◆ **Dataset excerpt**
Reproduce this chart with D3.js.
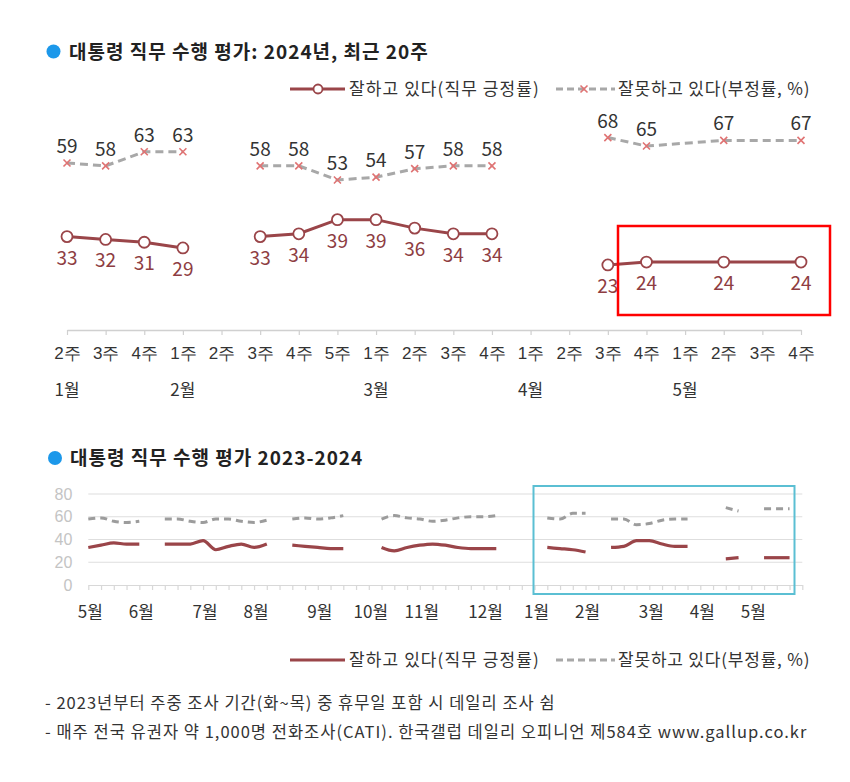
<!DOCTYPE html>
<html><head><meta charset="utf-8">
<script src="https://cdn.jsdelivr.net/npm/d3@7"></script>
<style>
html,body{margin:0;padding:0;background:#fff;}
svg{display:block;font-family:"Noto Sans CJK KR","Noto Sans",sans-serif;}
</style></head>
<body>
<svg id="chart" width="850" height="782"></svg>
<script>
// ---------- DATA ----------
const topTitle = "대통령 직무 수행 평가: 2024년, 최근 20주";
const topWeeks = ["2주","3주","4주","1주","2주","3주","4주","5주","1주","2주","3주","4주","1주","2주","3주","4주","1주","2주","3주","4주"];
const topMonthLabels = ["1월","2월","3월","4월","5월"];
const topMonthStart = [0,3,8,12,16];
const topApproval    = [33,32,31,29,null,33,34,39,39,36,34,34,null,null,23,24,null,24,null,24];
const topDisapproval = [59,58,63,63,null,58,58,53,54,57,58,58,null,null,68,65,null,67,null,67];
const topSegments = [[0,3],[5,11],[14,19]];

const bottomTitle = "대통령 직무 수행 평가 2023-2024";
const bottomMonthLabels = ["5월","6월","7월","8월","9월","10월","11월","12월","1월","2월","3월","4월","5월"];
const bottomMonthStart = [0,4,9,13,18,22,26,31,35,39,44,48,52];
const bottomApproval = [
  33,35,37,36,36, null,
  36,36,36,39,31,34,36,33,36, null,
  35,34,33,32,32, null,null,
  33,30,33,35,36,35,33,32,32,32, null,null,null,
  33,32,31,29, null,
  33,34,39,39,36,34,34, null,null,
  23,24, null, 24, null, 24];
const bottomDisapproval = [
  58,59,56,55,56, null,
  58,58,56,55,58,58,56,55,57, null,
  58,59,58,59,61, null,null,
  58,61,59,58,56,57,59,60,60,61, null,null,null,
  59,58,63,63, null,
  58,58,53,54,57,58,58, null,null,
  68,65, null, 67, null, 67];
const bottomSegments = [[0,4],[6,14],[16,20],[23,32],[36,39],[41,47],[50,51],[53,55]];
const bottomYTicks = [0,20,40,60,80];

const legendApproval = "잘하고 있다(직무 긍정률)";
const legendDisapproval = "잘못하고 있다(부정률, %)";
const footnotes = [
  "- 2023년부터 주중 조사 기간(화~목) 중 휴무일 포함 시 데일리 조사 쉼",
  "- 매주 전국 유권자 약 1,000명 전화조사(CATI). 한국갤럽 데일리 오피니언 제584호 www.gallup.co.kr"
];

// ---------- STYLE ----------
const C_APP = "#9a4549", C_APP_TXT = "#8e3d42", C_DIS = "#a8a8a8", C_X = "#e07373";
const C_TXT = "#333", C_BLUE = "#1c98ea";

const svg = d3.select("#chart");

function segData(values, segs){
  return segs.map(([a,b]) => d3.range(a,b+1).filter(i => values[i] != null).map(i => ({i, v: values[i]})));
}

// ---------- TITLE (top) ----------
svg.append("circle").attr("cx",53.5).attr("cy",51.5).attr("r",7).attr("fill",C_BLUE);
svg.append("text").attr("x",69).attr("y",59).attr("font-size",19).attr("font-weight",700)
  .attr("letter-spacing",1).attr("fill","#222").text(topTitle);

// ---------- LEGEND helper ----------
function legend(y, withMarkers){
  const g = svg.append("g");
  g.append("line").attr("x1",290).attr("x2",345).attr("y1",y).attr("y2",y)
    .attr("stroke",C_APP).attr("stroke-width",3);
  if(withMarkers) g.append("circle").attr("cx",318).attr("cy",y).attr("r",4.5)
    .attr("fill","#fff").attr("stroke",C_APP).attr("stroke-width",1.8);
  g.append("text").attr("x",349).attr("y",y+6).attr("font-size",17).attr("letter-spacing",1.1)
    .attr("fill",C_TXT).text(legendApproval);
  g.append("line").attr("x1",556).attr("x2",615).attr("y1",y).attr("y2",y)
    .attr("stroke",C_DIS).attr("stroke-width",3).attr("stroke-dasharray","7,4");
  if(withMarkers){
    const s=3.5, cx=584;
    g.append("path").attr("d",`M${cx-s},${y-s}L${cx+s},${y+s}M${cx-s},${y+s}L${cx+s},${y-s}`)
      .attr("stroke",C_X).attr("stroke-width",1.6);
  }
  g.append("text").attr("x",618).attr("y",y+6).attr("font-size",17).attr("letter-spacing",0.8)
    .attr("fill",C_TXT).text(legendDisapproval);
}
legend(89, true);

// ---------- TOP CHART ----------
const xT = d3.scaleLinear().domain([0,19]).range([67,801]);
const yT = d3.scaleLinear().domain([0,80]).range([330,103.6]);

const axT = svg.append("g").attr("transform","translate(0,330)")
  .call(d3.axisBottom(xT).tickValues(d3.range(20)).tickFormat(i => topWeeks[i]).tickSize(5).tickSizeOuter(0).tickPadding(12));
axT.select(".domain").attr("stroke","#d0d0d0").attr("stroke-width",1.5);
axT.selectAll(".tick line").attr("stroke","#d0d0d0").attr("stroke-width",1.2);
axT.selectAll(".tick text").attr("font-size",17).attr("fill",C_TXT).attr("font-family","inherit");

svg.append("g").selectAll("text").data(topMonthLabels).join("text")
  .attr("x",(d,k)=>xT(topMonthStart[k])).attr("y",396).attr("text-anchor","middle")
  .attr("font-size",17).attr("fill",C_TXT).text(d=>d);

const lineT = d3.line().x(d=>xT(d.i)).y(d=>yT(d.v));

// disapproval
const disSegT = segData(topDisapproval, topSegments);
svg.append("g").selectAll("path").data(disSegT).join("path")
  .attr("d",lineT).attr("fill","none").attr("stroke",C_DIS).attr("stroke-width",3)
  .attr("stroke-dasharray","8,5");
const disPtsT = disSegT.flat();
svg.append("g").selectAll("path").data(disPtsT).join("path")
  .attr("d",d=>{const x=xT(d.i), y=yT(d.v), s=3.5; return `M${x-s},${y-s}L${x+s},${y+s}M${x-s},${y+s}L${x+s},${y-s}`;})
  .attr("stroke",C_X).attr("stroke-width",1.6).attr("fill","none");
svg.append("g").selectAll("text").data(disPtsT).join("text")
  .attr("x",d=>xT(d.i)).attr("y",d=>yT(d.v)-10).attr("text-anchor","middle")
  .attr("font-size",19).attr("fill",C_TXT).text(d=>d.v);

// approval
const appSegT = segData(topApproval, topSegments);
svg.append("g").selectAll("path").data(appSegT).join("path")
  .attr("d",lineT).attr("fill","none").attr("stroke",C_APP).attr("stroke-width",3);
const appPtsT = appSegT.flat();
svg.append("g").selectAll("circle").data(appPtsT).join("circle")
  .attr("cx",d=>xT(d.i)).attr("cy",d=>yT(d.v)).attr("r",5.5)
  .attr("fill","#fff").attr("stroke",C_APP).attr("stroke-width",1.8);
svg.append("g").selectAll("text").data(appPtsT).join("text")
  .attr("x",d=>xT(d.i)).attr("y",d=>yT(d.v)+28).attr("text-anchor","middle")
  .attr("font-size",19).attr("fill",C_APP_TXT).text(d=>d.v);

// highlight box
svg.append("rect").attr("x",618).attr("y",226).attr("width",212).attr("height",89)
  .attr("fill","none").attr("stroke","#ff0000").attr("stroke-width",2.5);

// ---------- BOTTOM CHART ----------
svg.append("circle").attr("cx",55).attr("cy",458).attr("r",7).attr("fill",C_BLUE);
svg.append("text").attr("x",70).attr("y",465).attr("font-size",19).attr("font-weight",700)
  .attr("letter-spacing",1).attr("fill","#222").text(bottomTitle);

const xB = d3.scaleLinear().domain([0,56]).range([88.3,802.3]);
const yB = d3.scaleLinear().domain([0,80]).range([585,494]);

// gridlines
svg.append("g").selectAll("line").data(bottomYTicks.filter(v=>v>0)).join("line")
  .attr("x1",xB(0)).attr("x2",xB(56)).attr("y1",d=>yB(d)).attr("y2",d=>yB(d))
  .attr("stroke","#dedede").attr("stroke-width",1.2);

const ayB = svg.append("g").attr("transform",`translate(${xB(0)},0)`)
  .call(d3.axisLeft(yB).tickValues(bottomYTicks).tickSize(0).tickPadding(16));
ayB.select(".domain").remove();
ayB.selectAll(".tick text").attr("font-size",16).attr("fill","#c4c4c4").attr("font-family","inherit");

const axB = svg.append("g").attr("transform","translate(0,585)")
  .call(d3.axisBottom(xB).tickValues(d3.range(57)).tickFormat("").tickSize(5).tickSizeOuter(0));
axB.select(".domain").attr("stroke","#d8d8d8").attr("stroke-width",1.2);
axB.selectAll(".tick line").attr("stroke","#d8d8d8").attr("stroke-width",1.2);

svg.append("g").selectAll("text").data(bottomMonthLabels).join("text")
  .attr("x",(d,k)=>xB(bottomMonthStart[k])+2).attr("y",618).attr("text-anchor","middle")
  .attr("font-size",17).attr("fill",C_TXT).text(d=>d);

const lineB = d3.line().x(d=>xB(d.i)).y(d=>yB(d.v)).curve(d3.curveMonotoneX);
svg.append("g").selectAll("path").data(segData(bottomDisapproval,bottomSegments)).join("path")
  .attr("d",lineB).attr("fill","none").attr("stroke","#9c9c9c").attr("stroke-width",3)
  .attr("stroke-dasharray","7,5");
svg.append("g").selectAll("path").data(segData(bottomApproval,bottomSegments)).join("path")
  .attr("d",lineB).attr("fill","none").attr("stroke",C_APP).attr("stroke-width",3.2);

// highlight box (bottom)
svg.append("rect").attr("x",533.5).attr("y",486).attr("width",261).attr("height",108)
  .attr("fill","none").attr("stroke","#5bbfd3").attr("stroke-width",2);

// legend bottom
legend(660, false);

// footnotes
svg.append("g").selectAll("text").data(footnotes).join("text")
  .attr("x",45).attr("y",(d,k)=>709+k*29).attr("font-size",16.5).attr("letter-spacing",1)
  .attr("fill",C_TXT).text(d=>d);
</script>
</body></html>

◆ **Objective**
Your task is to restate word for word the lines from the top of the data to the line containing "const bottomYTicks = [0,20,40,60,80];", both ends included, with every picture left out.

◆ **Expected answer**
Reproduce this chart with D3.js.
<!DOCTYPE html>
<html><head><meta charset="utf-8">
<script src="https://cdn.jsdelivr.net/npm/d3@7"></script>
<style>
html,body{margin:0;padding:0;background:#fff;}
svg{display:block;font-family:"Noto Sans CJK KR","Noto Sans",sans-serif;}
</style></head>
<body>
<svg id="chart" width="850" height="782"></svg>
<script>
// ---------- DATA ----------
const topTitle = "대통령 직무 수행 평가: 2024년, 최근 20주";
const topWeeks = ["2주","3주","4주","1주","2주","3주","4주","5주","1주","2주","3주","4주","1주","2주","3주","4주","1주","2주","3주","4주"];
const topMonthLabels = ["1월","2월","3월","4월","5월"];
const topMonthStart = [0,3,8,12,16];
const topApproval    = [33,32,31,29,null,33,34,39,39,36,34,34,null,null,23,24,null,24,null,24];
const topDisapproval = [59,58,63,63,null,58,58,53,54,57,58,58,null,null,68,65,null,67,null,67];
const topSegments = [[0,3],[5,11],[14,19]];

const bottomTitle = "대통령 직무 수행 평가 2023-2024";
const bottomMonthLabels = ["5월","6월","7월","8월","9월","10월","11월","12월","1월","2월","3월","4월","5월"];
const bottomMonthStart = [0,4,9,13,18,22,26,31,35,39,44,48,52];
const bottomApproval = [
  33,35,37,36,36, null,
  36,36,36,39,31,34,36,33,36, null,
  35,34,33,32,32, null,null,
  33,30,33,35,36,35,33,32,32,32, null,null,null,
  33,32,31,29, null,
  33,34,39,39,36,34,34, null,null,
  23,24, null, 24, null, 24];
const bottomDisapproval = [
  58,59,56,55,56, null,
  58,58,56,55,58,58,56,55,57, null,
  58,59,58,59,61, null,null,
  58,61,59,58,56,57,59,60,60,61, null,null,null,
  59,58,63,63, null,
  58,58,53,54,57,58,58, null,null,
  68,65, null, 67, null, 67];
const bottomSegments = [[0,4],[6,14],[16,20],[23,32],[36,39],[41,47],[50,51],[53,55]];
const bottomYTicks = [0,20,40,60,80];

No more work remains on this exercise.